No time to lose. Trying to get BSE on people’s priority list: MD & CEO Sundaraman

Palak Shah Updated - April 30, 2023 at 09:42 PM.

In just three months of taking charge in January, Sundararaman suspended the exchange’s liquidity enhancement scheme (LES), wherein brokers were paid generate volumes in the otherwise moribund derivatives segment

Sundararaman Ramamurthy, MD & CEO, Bombay Stock Exchange

Taking chances has often favoured the bold and Sundararaman Ramamurthy is BSE’s feisty new MD and CEO who has started his stint with a disruptive move. In just three months of taking charge in January, Sundararaman suspended the exchange’s liquidity enhancement scheme (LES), wherein brokers were paid generate volumes in the otherwise moribund derivatives segment. Before Sundararaman took charge, in 2022, BSE saw ₹1.6 lakh crore to more than ₹2 lakh crore worth of daily average derivative trading on its platform, which was mainly backed by LES. But Sundararaman has chosen to give away these volumes and shut its incentive scheme.

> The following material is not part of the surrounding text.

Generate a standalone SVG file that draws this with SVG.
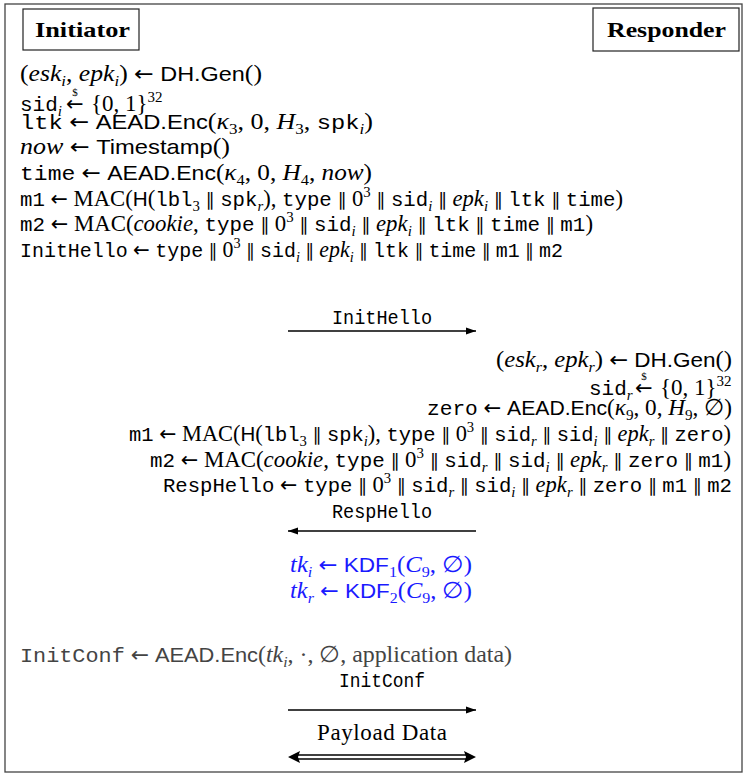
<svg xmlns="http://www.w3.org/2000/svg" width="748" height="781" viewBox="0 0 748 781">
  <style>
    text { font-family: "Liberation Serif", "DejaVu Serif", serif; font-size: 23px; fill: #000; }
    .title { font-weight: bold; font-size: 21px; }
    .mi { font-style: italic; }
    .sf { font-family: "Liberation Sans", "DejaVu Sans", sans-serif; font-size: 21px; }
    .tt { font-family: "Liberation Mono", "DejaVu Sans Mono", monospace; font-size: 21px; }
    .ar { font-family: "DejaVu Sans", sans-serif; font-size: 21px; }
    .par { font-family: "DejaVu Sans", sans-serif; font-size: 18px; }
    .sb { font-size: 15px; }
    .dollar { font-size: 11px; }
    .key { fill: #1a1aff; }
    .gray { fill: #444; }
    .box { fill: none; stroke: #222; stroke-width: 1.2; }
    .frame { fill: none; stroke: #444; stroke-width: 1.3; }
    .msg { stroke: #000; stroke-width: 1.3; fill: none; }
    .head { fill: #000; }
  </style>
  <defs>
    <marker id="arrowhead" viewBox="0 0 10 10" refX="10" refY="5" markerWidth="10" markerHeight="10" markerUnits="userSpaceOnUse" orient="auto-start-reverse">
      <path d="M0,1.5 L10,5 L0,8.5 z" class="head"/>
    </marker>
  </defs>

  <!-- outer frame -->
  <rect class="frame" x="5" y="4" width="737" height="768"/>

  <!-- parties -->
  <g id="initiator">
    <rect class="box" x="23" y="9" width="116" height="41"/>
    <text class="title" x="35" y="37" textLength="95" lengthAdjust="spacingAndGlyphs">Initiator</text>
  </g>
  <g id="responder">
    <rect class="box" x="593" y="8" width="146" height="43"/>
    <text class="title" x="607" y="37" textLength="119" lengthAdjust="spacingAndGlyphs">Responder</text>
  </g>

  <!-- initiator computations -->
  <g id="initiator-steps">
    <text x="20" y="81" textLength="242" lengthAdjust="spacingAndGlyphs">(<tspan class="mi">esk</tspan><tspan class="sb mi" dy="5">i</tspan><tspan dy="-5">, </tspan><tspan class="mi">epk</tspan><tspan class="sb mi" dy="5">i</tspan><tspan dy="-5">) </tspan><tspan class="ar">←</tspan> <tspan class="sf">DH.Gen</tspan>()</text>

    <text x="20" y="111"><tspan class="tt">sid</tspan><tspan class="sb mi" dy="5">i</tspan></text>
    <text class="ar" x="66" y="111">←</text>
    <text class="dollar" x="75" y="96" text-anchor="middle">$</text>
    <text x="91" y="111">{0, 1}<tspan class="sb" dy="-9">32</tspan></text>

    <text x="20" y="129" textLength="353" lengthAdjust="spacingAndGlyphs"><tspan class="tt">ltk</tspan> <tspan class="ar">←</tspan> <tspan class="sf">AEAD.Enc</tspan>(<tspan class="mi">κ</tspan><tspan class="sb" dy="5">3</tspan><tspan dy="-5">, 0, </tspan><tspan class="mi">H</tspan><tspan class="sb" dy="5">3</tspan><tspan dy="-5">, </tspan><tspan class="tt">spk</tspan><tspan class="sb mi" dy="5">i</tspan><tspan dy="-5">)</tspan></text>

    <text x="20" y="154" textLength="210" lengthAdjust="spacingAndGlyphs"><tspan class="mi">now</tspan> <tspan class="ar">←</tspan> <tspan class="sf">Timestamp</tspan>()</text>

    <text x="20" y="180" textLength="352" lengthAdjust="spacingAndGlyphs"><tspan class="tt">time</tspan> <tspan class="ar">←</tspan> <tspan class="sf">AEAD.Enc</tspan>(<tspan class="mi">κ</tspan><tspan class="sb" dy="5">4</tspan><tspan dy="-5">, 0, </tspan><tspan class="mi">H</tspan><tspan class="sb" dy="5">4</tspan><tspan dy="-5">, </tspan><tspan class="mi">now</tspan>)</text>

    <text x="20" y="206" textLength="603" lengthAdjust="spacingAndGlyphs"><tspan class="tt">m1</tspan> <tspan class="ar">←</tspan> MAC(<tspan class="sf">H</tspan>(<tspan class="tt">lbl</tspan><tspan class="sb" dy="5">3</tspan><tspan dy="-5"> </tspan><tspan class="par">∥</tspan> <tspan class="tt">spk</tspan><tspan class="sb mi" dy="5">r</tspan><tspan dy="-5">), </tspan><tspan class="tt">type</tspan> <tspan class="par">∥</tspan> 0<tspan class="sb" dy="-9">3</tspan><tspan dy="9"> </tspan><tspan class="par">∥</tspan> <tspan class="tt">sid</tspan><tspan class="sb mi" dy="5">i</tspan><tspan dy="-5"> </tspan><tspan class="par">∥</tspan> <tspan class="mi">epk</tspan><tspan class="sb mi" dy="5">i</tspan><tspan dy="-5"> </tspan><tspan class="par">∥</tspan> <tspan class="tt">ltk</tspan> <tspan class="par">∥</tspan> <tspan class="tt">time</tspan>)</text>

    <text x="20" y="231" textLength="573" lengthAdjust="spacingAndGlyphs"><tspan class="tt">m2</tspan> <tspan class="ar">←</tspan> MAC(<tspan class="mi">cookie</tspan>, <tspan class="tt">type</tspan> <tspan class="par">∥</tspan> 0<tspan class="sb" dy="-9">3</tspan><tspan dy="9"> </tspan><tspan class="par">∥</tspan> <tspan class="tt">sid</tspan><tspan class="sb mi" dy="5">i</tspan><tspan dy="-5"> </tspan><tspan class="par">∥</tspan> <tspan class="mi">epk</tspan><tspan class="sb mi" dy="5">i</tspan><tspan dy="-5"> </tspan><tspan class="par">∥</tspan> <tspan class="tt">ltk</tspan> <tspan class="par">∥</tspan> <tspan class="tt">time</tspan> <tspan class="par">∥</tspan> <tspan class="tt">m1</tspan>)</text>

    <text x="20" y="257" textLength="543" lengthAdjust="spacingAndGlyphs"><tspan class="tt">InitHello</tspan> <tspan class="ar">←</tspan> <tspan class="tt">type</tspan> <tspan class="par">∥</tspan> 0<tspan class="sb" dy="-9">3</tspan><tspan dy="9"> </tspan><tspan class="par">∥</tspan> <tspan class="tt">sid</tspan><tspan class="sb mi" dy="5">i</tspan><tspan dy="-5"> </tspan><tspan class="par">∥</tspan> <tspan class="mi">epk</tspan><tspan class="sb mi" dy="5">i</tspan><tspan dy="-5"> </tspan><tspan class="par">∥</tspan> <tspan class="tt">ltk</tspan> <tspan class="par">∥</tspan> <tspan class="tt">time</tspan> <tspan class="par">∥</tspan> <tspan class="tt">m1</tspan> <tspan class="par">∥</tspan> <tspan class="tt">m2</tspan></text>
  </g>

  <!-- responder computations -->
  <g id="responder-steps">
    <text x="496" y="367" textLength="236" lengthAdjust="spacingAndGlyphs">(<tspan class="mi">esk</tspan><tspan class="sb mi" dy="5">r</tspan><tspan dy="-5">, </tspan><tspan class="mi">epk</tspan><tspan class="sb mi" dy="5">r</tspan><tspan dy="-5">) </tspan><tspan class="ar">←</tspan> <tspan class="sf">DH.Gen</tspan>()</text>

    <text x="589" y="395"><tspan class="tt">sid</tspan><tspan class="sb mi" dy="5">r</tspan></text>
    <text class="ar" x="635" y="395">←</text>
    <text class="dollar" x="644" y="380" text-anchor="middle">$</text>
    <text x="660" y="395">{0, 1}<tspan class="sb" dy="-9">32</tspan></text>

    <text x="427" y="415" textLength="305" lengthAdjust="spacingAndGlyphs"><tspan class="tt">zero</tspan> <tspan class="ar">←</tspan> <tspan class="sf">AEAD.Enc</tspan>(<tspan class="mi">κ</tspan><tspan class="sb" dy="5">9</tspan><tspan dy="-5">, 0, </tspan><tspan class="mi">H</tspan><tspan class="sb" dy="5">9</tspan><tspan dy="-5">, ∅)</tspan></text>

    <text x="129" y="441" textLength="602" lengthAdjust="spacingAndGlyphs"><tspan class="tt">m1</tspan> <tspan class="ar">←</tspan> MAC(<tspan class="sf">H</tspan>(<tspan class="tt">lbl</tspan><tspan class="sb" dy="5">3</tspan><tspan dy="-5"> </tspan><tspan class="par">∥</tspan> <tspan class="tt">spk</tspan><tspan class="sb mi" dy="5">i</tspan><tspan dy="-5">), </tspan><tspan class="tt">type</tspan> <tspan class="par">∥</tspan> 0<tspan class="sb" dy="-9">3</tspan><tspan dy="9"> </tspan><tspan class="par">∥</tspan> <tspan class="tt">sid</tspan><tspan class="sb mi" dy="5">r</tspan><tspan dy="-5"> </tspan><tspan class="par">∥</tspan> <tspan class="tt">sid</tspan><tspan class="sb mi" dy="5">i</tspan><tspan dy="-5"> </tspan><tspan class="par">∥</tspan> <tspan class="mi">epk</tspan><tspan class="sb mi" dy="5">r</tspan><tspan dy="-5"> </tspan><tspan class="par">∥</tspan> <tspan class="tt">zero</tspan>)</text>

    <text x="150" y="467" textLength="581" lengthAdjust="spacingAndGlyphs"><tspan class="tt">m2</tspan> <tspan class="ar">←</tspan> MAC(<tspan class="mi">cookie</tspan>, <tspan class="tt">type</tspan> <tspan class="par">∥</tspan> 0<tspan class="sb" dy="-9">3</tspan><tspan dy="9"> </tspan><tspan class="par">∥</tspan> <tspan class="tt">sid</tspan><tspan class="sb mi" dy="5">r</tspan><tspan dy="-5"> </tspan><tspan class="par">∥</tspan> <tspan class="tt">sid</tspan><tspan class="sb mi" dy="5">i</tspan><tspan dy="-5"> </tspan><tspan class="par">∥</tspan> <tspan class="mi">epk</tspan><tspan class="sb mi" dy="5">r</tspan><tspan dy="-5"> </tspan><tspan class="par">∥</tspan> <tspan class="tt">zero</tspan> <tspan class="par">∥</tspan> <tspan class="tt">m1</tspan>)</text>

    <text x="163" y="492" textLength="569" lengthAdjust="spacingAndGlyphs"><tspan class="tt">RespHello</tspan> <tspan class="ar">←</tspan> <tspan class="tt">type</tspan> <tspan class="par">∥</tspan> 0<tspan class="sb" dy="-9">3</tspan><tspan dy="9"> </tspan><tspan class="par">∥</tspan> <tspan class="tt">sid</tspan><tspan class="sb mi" dy="5">r</tspan><tspan dy="-5"> </tspan><tspan class="par">∥</tspan> <tspan class="tt">sid</tspan><tspan class="sb mi" dy="5">i</tspan><tspan dy="-5"> </tspan><tspan class="par">∥</tspan> <tspan class="mi">epk</tspan><tspan class="sb mi" dy="5">r</tspan><tspan dy="-5"> </tspan><tspan class="par">∥</tspan> <tspan class="tt">zero</tspan> <tspan class="par">∥</tspan> <tspan class="tt">m1</tspan> <tspan class="par">∥</tspan> <tspan class="tt">m2</tspan></text>
  </g>

  <!-- traffic key derivation -->
  <g id="key-derivation">
    <text class="key" x="290" y="572" textLength="182" lengthAdjust="spacingAndGlyphs"><tspan class="mi">tk</tspan><tspan class="sb mi" dy="5">i</tspan><tspan dy="-5"> </tspan><tspan class="ar">←</tspan> <tspan class="sf">KDF</tspan><tspan class="sb" dy="5">1</tspan><tspan dy="-5">(</tspan><tspan class="mi">C</tspan><tspan class="sb" dy="5">9</tspan><tspan dy="-5">, ∅)</tspan></text>
    <text class="key" x="290" y="598" textLength="182" lengthAdjust="spacingAndGlyphs"><tspan class="mi">tk</tspan><tspan class="sb mi" dy="5">r</tspan><tspan dy="-5"> </tspan><tspan class="ar">←</tspan> <tspan class="sf">KDF</tspan><tspan class="sb" dy="5">2</tspan><tspan dy="-5">(</tspan><tspan class="mi">C</tspan><tspan class="sb" dy="5">9</tspan><tspan dy="-5">, ∅)</tspan></text>
  </g>

  <!-- initiator confirmation -->
  <g id="init-confirm">
    <text class="gray" x="20" y="662" textLength="492" lengthAdjust="spacingAndGlyphs"><tspan class="tt">InitConf</tspan> <tspan class="ar">←</tspan> <tspan class="sf">AEAD.Enc</tspan>(<tspan class="mi">tk</tspan><tspan class="sb mi" dy="5">i</tspan><tspan dy="-5">, ·, ∅, application data)</tspan></text>
  </g>

  <!-- messages on the wire -->
  <g id="messages">
    <text class="tt" x="332" y="324" textLength="100" lengthAdjust="spacingAndGlyphs">InitHello</text>
    <line class="msg" x1="288" y1="331" x2="476" y2="331" marker-end="url(#arrowhead)"/>

    <text class="tt" x="332" y="518" textLength="100" lengthAdjust="spacingAndGlyphs">RespHello</text>
    <line class="msg" x1="476" y1="531" x2="288" y2="531" marker-end="url(#arrowhead)"/>

    <text class="tt" x="339" y="687" textLength="86" lengthAdjust="spacingAndGlyphs">InitConf</text>
    <line class="msg" x1="288" y1="710" x2="476" y2="710" marker-end="url(#arrowhead)"/>

    <text x="382" y="740" text-anchor="middle" textLength="130">Payload Data</text>
    <line class="msg" x1="296" y1="755" x2="468" y2="755"/>
    <line class="msg" x1="296" y1="759" x2="468" y2="759"/>
    <path class="head" d="M288,757 L300,751 L298,757 L300,763 z"/>
    <path class="head" d="M476,757 L464,751 L466,757 L464,763 z"/>
  </g>
</svg>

“I’m not denying that LES or incentives are not a tool to improve liquidity. For many, it has worked but it does not seem to be working for the BSE,” Sundararaman told businessline’s Palak Shah in his first interview after joining the exchange.

BSE was left behind in the race of market share in India’s stock market as NSE marched ahead and the exchange had relied on LES as a key means achieve some traction. Under LES, brokers gave two way quotes to ensure eyeballs. But Sundararaman feels BSE has seen an overdose of LES.

“BSE’s volumes have not fallen since I joined the exchange. It has been on a steady decline for more than a decade and has come down to 5 per cent from 40 per cent in 2004 and 20 per cent in 2010,” Sundararaman said referring to a graph on a paper based on past 20 years of data. But then what could be the reason for derivative volumes suddenly witnessing 95 per cent dip since January compared to many months of higher volumes in 2022?

“Stopping LES has no correlation with fall in BSE volumes after I joined since I announced halting the LES from April. When I left NSE in 2014, at that time, also BSE’s market share was around 17 per cent. I was away from the exchange space for eight years after that, since I was with Bank of America. In this period, what happened with NSE or BSE, I do not know,” Sundararaman says.

For Sundararaman, it is a second stint at a stock exchange since he worked with National Stock Exchange (NSE) for nearly 20 years, before leaving in October 2014. Many credit him for bringing liquidity to NSE’s Bank Nifty index after several tweaks to the product but critics also attribute its popularity among the trading community to NSE’s monopoly status and no credible competition.

Game plan

Given the circumstances, what is Sundaraman’s game plan for the BSE?

“The other mechanism is product differentiation, which if properly marketed may get traction. Everything is an ongoing experiment currently. Market feedback is that BSE should not have derivative expiry for its indices on the same day (as NSE), any derivative index that BSE introduces should have good correlation with Nifty or Bank so that traders can play a hedge. From tick size to expiry, everything will be tried on a trial and error basis,” Sundaraman said.

Further, he also says that as per his market feedback, traders and brokers want contract size to be small even within the regulatory ambit, to an extent that can bring down margin related hassles, costs and premiums. 

“So to structure a contract with such feedback could take some time,” Sundaraman says.

Regulatory changes

But several regulatory changes post 2010 had put BSE on a deathbed and the exchange’s former MD Ashish Chauhan came up with the idea of several new streams of business segments and improved the technology that saved BSE stave off a shutdown and even got it listed. Was product differentiation not tried earlier?

“Everybody even before I joined, knew the game and they too have worked on many possibilities to revive BSE. But trial and error have to continue. After my meeting with several brokers, I have realised that many brokers are yet to enable or upgrade their software to trade on the BSE,” Sundaraman said.

But unlike NSE’s trading technology that has earned a bad name due to many hiccups in the past few years, BSE’s trading technology is robust and the fastest in the world?

“It is not that brokers do not want to intentionally support BSE but they are busy with too many projects and compliance. We are now trying to get BSE on their priority list. I’m trying to understand the kind of products that the market or brokers want so that they have BSE as their priority. But before you introduce any new product, broker software is required to be tuned-in. We are meeting software vendors and brokers and requesting them to enable their terminals for their clients to trade on BSE. It is the reason we had pushed the launch of certain new products in May,” Sunadaraman said.

In Sundaraman’s view many broker clients do not have BSE terminal linkage or in most mobile apps only NSE is enabled but differential pricing, change in expiry, tick and sizes of trading contracts are important factors that can also draw them towards BSE but he needs more time. “I have just started meeting brokers and I’m expecting to complete at least 5 years for you to see results.”

For the short run, BSE’s stoppage to the LES scheme will directly boost its bottom line since its biggest spending will be curtailed.